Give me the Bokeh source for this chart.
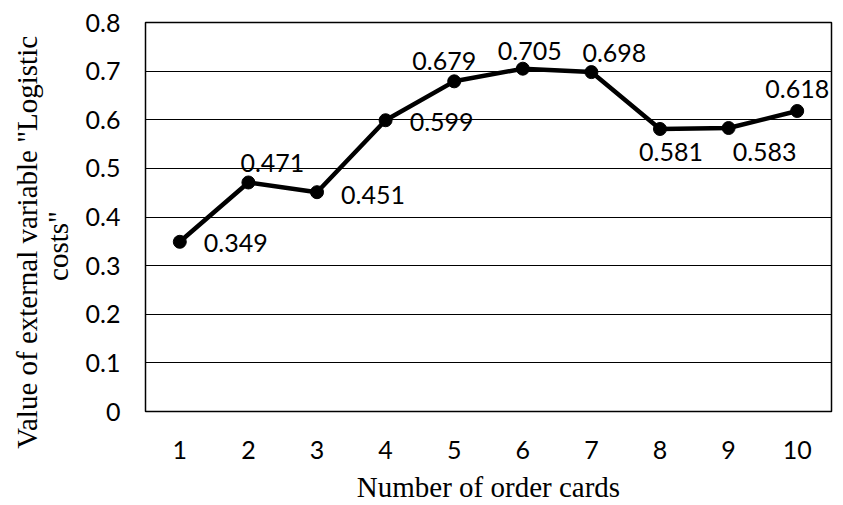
from bokeh.plotting import figure
from bokeh.models import ColumnDataSource, LabelSet, FixedTicker, Range1d, LinearAxis
from bokeh.core.properties import value
from bokeh.embed import file_html
from bokeh.resources import INLINE

# ---- data ----
order_cards = [1, 2, 3, 4, 5, 6, 7, 8, 9, 10]
logistic_costs = [0.349, 0.471, 0.451, 0.599, 0.679, 0.705, 0.698, 0.581, 0.583, 0.618]
value_labels = ["0.349", "0.471", "0.451", "0.599", "0.679", "0.705", "0.698", "0.581", "0.583", "0.618"]
y_ticks = [0, 0.1, 0.2, 0.3, 0.4, 0.5, 0.6, 0.7, 0.8]
y_tick_labels = ["0", "0.1", "0.2", "0.3", "0.4", "0.5", "0.6", "0.7", "0.8"]
x_title = "Number of order cards"
y_title_line1 = 'Value of external variable "Logistic'
y_title_line2 = 'costs"'

# ---- layout of the data labels (pixel offsets from each point) ----
label_dx = [56, 24, 56, 56, -10, 7, 23, 11, 36, 0]
label_dy = [-1, 19, -3, -2, 20, 18, 19, -23, -24, 22]
# trailing no-break spaces that push each y-title line down (layout only)
PAD = "\u00a0"
y_title_pad = (7, 8)

SANS = "Lato"
SERIF = "Liberation Serif"

p = figure(width=843, height=505, output_backend="svg", toolbar_location=None,
           x_range=Range1d(0.5, 10.5), y_range=Range1d(0, 0.8),
           min_border_left=145, min_border_right=12, min_border_top=22, min_border_bottom=93)
p.background_fill_color = "white"
p.border_fill_color = "white"
p.outline_line_color = "black"
p.outline_line_width = 1.5

# axes
p.xaxis.ticker = FixedTicker(ticks=order_cards)
p.yaxis.ticker = FixedTicker(ticks=y_ticks)
p.yaxis.major_label_overrides = {t: s for t, s in zip(y_ticks, y_tick_labels)}
for ax in (p.xaxis, p.yaxis):
    ax.axis_line_color = None
    ax.major_tick_line_color = None
    ax.minor_tick_line_color = None
    ax.major_label_text_font = SANS
    ax.major_label_text_font_size = "25px"
    ax.major_label_text_color = "black"
p.yaxis.major_label_standoff = 19
p.xaxis.major_label_standoff = 23

p.xaxis.axis_label = x_title
p.xaxis.axis_label_text_font = SERIF
p.xaxis.axis_label_text_font_size = "29px"
p.xaxis.axis_label_text_font_style = "normal"
p.xaxis.axis_label_text_color = "black"
p.xaxis.axis_label_standoff = 9

# y axis title: two extra label-only axes on the left (inner line first)
for txt, npad, so in ((y_title_line2, y_title_pad[1], 9), (y_title_line1, y_title_pad[0], -4)):
    ax = LinearAxis(ticker=FixedTicker(ticks=[]),
                    axis_label=txt + PAD * npad, axis_label_standoff=so,
                    axis_label_text_font=SERIF, axis_label_text_font_size="29px",
                    axis_label_text_font_style="normal", axis_label_text_color="black",
                    axis_line_color=None, major_tick_line_color=None,
                    minor_tick_line_color=None, major_tick_out=0, major_tick_in=0,
                    minor_tick_out=0, minor_tick_in=0, major_label_standoff=0)
    p.add_layout(ax, "left")

# grid
p.xgrid.grid_line_color = None
p.ygrid.ticker = FixedTicker(ticks=y_ticks)
p.ygrid.grid_line_color = "black"
p.ygrid.grid_line_width = 1

src = ColumnDataSource(dict(x=order_cards, y=logistic_costs, t=value_labels,
                            dx=label_dx, dy=label_dy))
p.line("x", "y", source=src, line_color="black", line_width=4.5)
p.scatter("x", "y", source=src, size=13, fill_color="black", line_color="black")

labels = LabelSet(x="x", y="y", text="t", source=src, x_offset="dx", y_offset="dy",
                  text_font=value(SANS), text_font_size=value("25px"), text_color="black",
                  text_align="center", text_baseline="middle")
p.add_layout(labels)

open("out.html", "w").write(file_html(p, INLINE))
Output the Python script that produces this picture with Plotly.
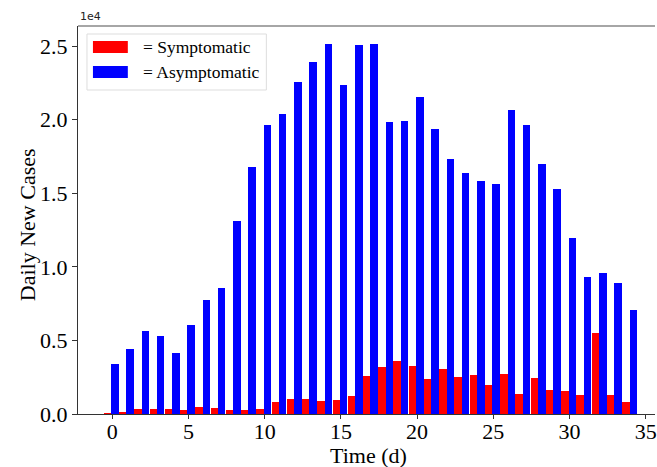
import plotly.graph_objects as go

days = list(range(35))
symptomatic = [60, 120, 360, 350, 350, 300, 470, 430, 300, 300, 360, 810, 1040, 1040, 910,
               980, 1220, 2600, 3210, 3620, 3280, 2400, 3080, 2540, 2650, 1950, 2740, 1380,
               2470, 1650, 1590, 1310, 5500, 1270, 810]
asymptomatic = [3410, 4410, 5650, 5320, 4120, 6060, 7760, 8580, 13080, 16770, 19660, 20390,
                22580, 23900, 25140, 22340, 25070, 25140, 19820, 19890, 21540, 19370, 17310,
                16400, 15840, 15660, 20640, 19640, 16970, 15300, 11950, 9300, 9550, 8920, 7080]
ytick_vals = [0, 5000, 10000, 15000, 20000, 25000]
ytick_text = ["0.0", "0.5", "1.0", "1.5", "2.0", "2.5"]
xtick_vals = [0, 5, 10, 15, 20, 25, 30, 35]

FONT = "Liberation Serif, Times New Roman, serif"

fig = go.Figure()
fig.add_trace(go.Bar(x=days, y=symptomatic, width=0.49, offset=-0.55,
                     marker=dict(color="#ff0000", line=dict(width=0)),
                     name="= Symptomatic", showlegend=False))
fig.add_trace(go.Bar(x=days, y=asymptomatic, width=0.49, offset=-0.06,
                     marker=dict(color="#0000ff", line=dict(width=0)),
                     name="= Asymptomatic", showlegend=False))

fig.update_layout(
    width=657, height=467,
    margin=dict(l=78, r=0, t=26, b=53),
    plot_bgcolor="white", paper_bgcolor="white",
    font=dict(family=FONT, color="black"),
    bargap=0,
    xaxis=dict(range=[-2.24, 35.6], tickvals=xtick_vals, ticks="outside", ticklen=4,
               tickwidth=1, tickcolor="#333", showgrid=False, zeroline=False,
               showline=True, linecolor="#333", linewidth=1, ticklabeloverflow="allow",
               ticklabelstandoff=-6,
               tickfont=dict(size=22, family=FONT)),
    yaxis=dict(range=[0, 26360], tickvals=ytick_vals, ticktext=ytick_text, ticks="outside",
               ticklen=5, tickwidth=1, tickcolor="#333", showgrid=False, zeroline=False,
               showline=True, linecolor="#333", linewidth=1,
               tickfont=dict(size=22, family=FONT)),
)

def px_x(p):
    return (p - 78) / (657 - 78)

def px_y(p):
    return (414 - p) / (414 - 26)

# axis titles
fig.add_annotation(text="Time (d)", xref="paper", yref="paper", x=px_x(370), y=px_y(455),
                   xanchor="center", yanchor="middle", showarrow=False,
                   font=dict(size=22, family=FONT, color="black"))
fig.add_annotation(text="Daily New Cases", xref="paper", yref="paper", x=px_x(28), y=px_y(225),
                   xanchor="center", yanchor="middle", showarrow=False, textangle=-90,
                   font=dict(size=22, family=FONT, color="black"))

# top spine
fig.add_shape(type="line", xref="paper", yref="paper", x0=0, x1=1, y0=1, y1=1,
              line=dict(color="#888", width=1.5))

# offset text
fig.add_annotation(text="1e4", xref="paper", yref="paper", x=0, y=1, xanchor="left",
                   yanchor="bottom", showarrow=False, yshift=1,
                   font=dict(size=11, family="DejaVu Sans", color="#222"))

# legend (manual, matplotlib-like)
fig.add_shape(type="rect", xref="paper", yref="paper",
              x0=px_x(87), x1=px_x(267), y0=px_y(90), y1=px_y(34),
              line=dict(color="#ddd", width=1), fillcolor="rgba(255,255,255,0.85)")
fig.add_shape(type="rect", xref="paper", yref="paper",
              x0=px_x(93), x1=px_x(128), y0=px_y(53), y1=px_y(41),
              line=dict(width=0), fillcolor="#ff0000")
fig.add_shape(type="rect", xref="paper", yref="paper",
              x0=px_x(93), x1=px_x(128), y0=px_y(78), y1=px_y(66),
              line=dict(width=0), fillcolor="#0000ff")
fig.add_annotation(text="= Symptomatic", xref="paper", yref="paper", x=px_x(141), y=px_y(47),
                   xanchor="left", yanchor="middle", showarrow=False,
                   font=dict(size=17.5, family=FONT, color="black"))
fig.add_annotation(text="= Asymptomatic", xref="paper", yref="paper", x=px_x(141), y=px_y(72),
                   xanchor="left", yanchor="middle", showarrow=False,
                   font=dict(size=17.5, family=FONT, color="black"))

fig.write_html("out.html")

☆ ☆ ☆ ☆ ☆ ☆ ☆

• Goal
In the lines above, locate the string "this". Copy every line where it occurs.

• Exercise result
Give me the Bokeh source for this chart.
Output the Python script that produces this picture with Plotly.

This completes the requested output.